Bruce Chad & Bill celebrate the start of 2016
Not much of 2016 went by before Dally’s crew captured a White River “Donkey!” Confidence levels were not very high yesterday morning when Steve, Chad, Bill and I pulled into the Wildcat access and saw a cloudy, debris choked river. We had just finished the annual stress event known as inventory at the fly shop however, and we were determined to enjoy a day on the water, outside, away from work and worries, come hell or high water. At the last minute we called upon two local fly fishermen and shop patrons, Phil Wamock and Bruce Petray to fill empty seats and chuck meat, which they were happy to help.
So stained was the water that we knew success would require landing the fly right in front of a fish holding on the bank, so one boat took the left bank, the other took the right, and downriver we went, happily drowning bucktail and schlappen in the brown chunky mess of a river. Not much happened for a while except the consumption of all manner of alcohol and tobacco products, lots of back rowing to retrieve snagged streamers, and smart-assed remarks about said snags. Then Chad rowed Bill and Bruce past the right flooded grass bed at the right time, because Bruce’s cast was greeted by something savage. From across the river in the other boat, I heard only a holler of “Yes!” followed by a minute of silence during which I could see the telltale signs of concentrated fish landing efforts, then a “HELL YES!!!” signifying something heavy in the net.

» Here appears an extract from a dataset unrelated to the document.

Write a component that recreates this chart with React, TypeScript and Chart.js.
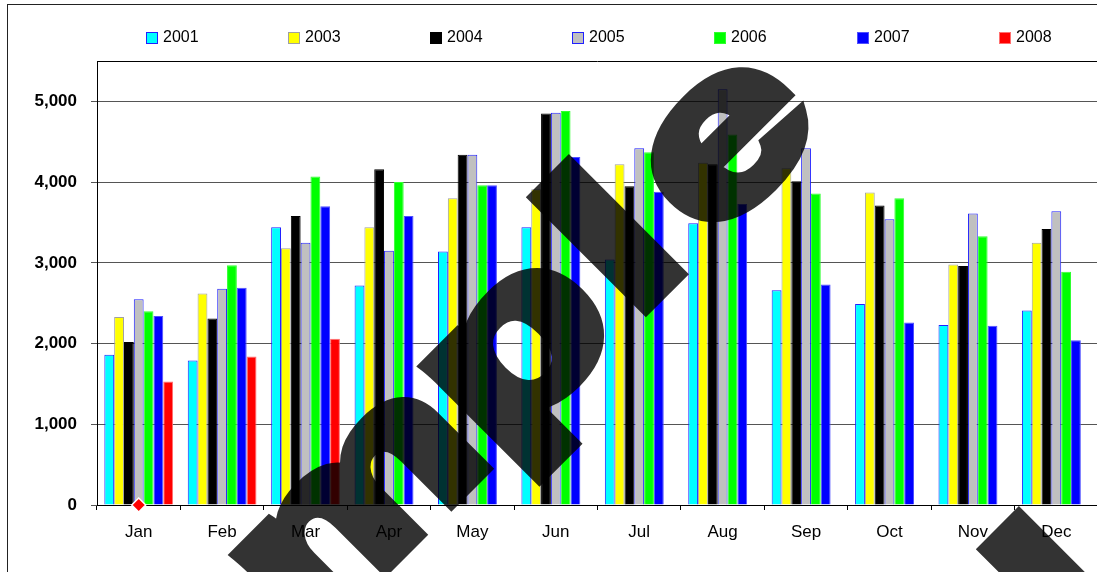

The two boats met up in a nearby back eddy suitable for photographs and back slapping – there’s too much work put in to this caliber of fish not to enjoy these kinds of moments as a group. Chad is the default fish handler for photos, since his small stature makes nice fish look huge, and huge fish look scary. This one didn’t need any help, it was the quintessential White River dominant male brown – ridiculous jaws for a trout, imposing head and shoulders, deep body, the whole package. Congratulations to Bruce on a new personal best and to the group for committing to the grind.
Currently one can expect moderate flows with pulses of high water in the mornings and maybe late evenings too. The river is still stained and carrying a lot of woody debris from the recent flood event. Some of the trash and cloudiness could be leaking from the flood gates at the top of the dam, so it’s hard to say how much longer before the river runs clear again. This river continues to surprise me however in its capacity to yield brown trout in extreme conditions. Even though yesterday’s fishing was tough overall, big trout are still willing to feed in cloudy water, and experienced White River anglers do not flee from brown water. Until the river clears up, I believe targeting big fish with big streamers is your most worthwhile pursuit, as nymphing for numbers would likely prove tough. Target ambush points tight to the bank and flooded grass beds with Double Deceivers, Andy’s Aino, Viking Midge, and any other large profiled fly. Profile/silhouette is likely more important than color in low visibility conditions, as color doesn’t show up very well anyway.
Flows are fluctuating between minimum and two units every 5-6 hours, offering a streamer fishing or deep nymphing opportunity in the morning and a brief wade fishing opportunity in the afternoon/evening. The water is stained on the Norfork as well though, so nymph with big worms and eggs, and streamer fish with big profiled flies.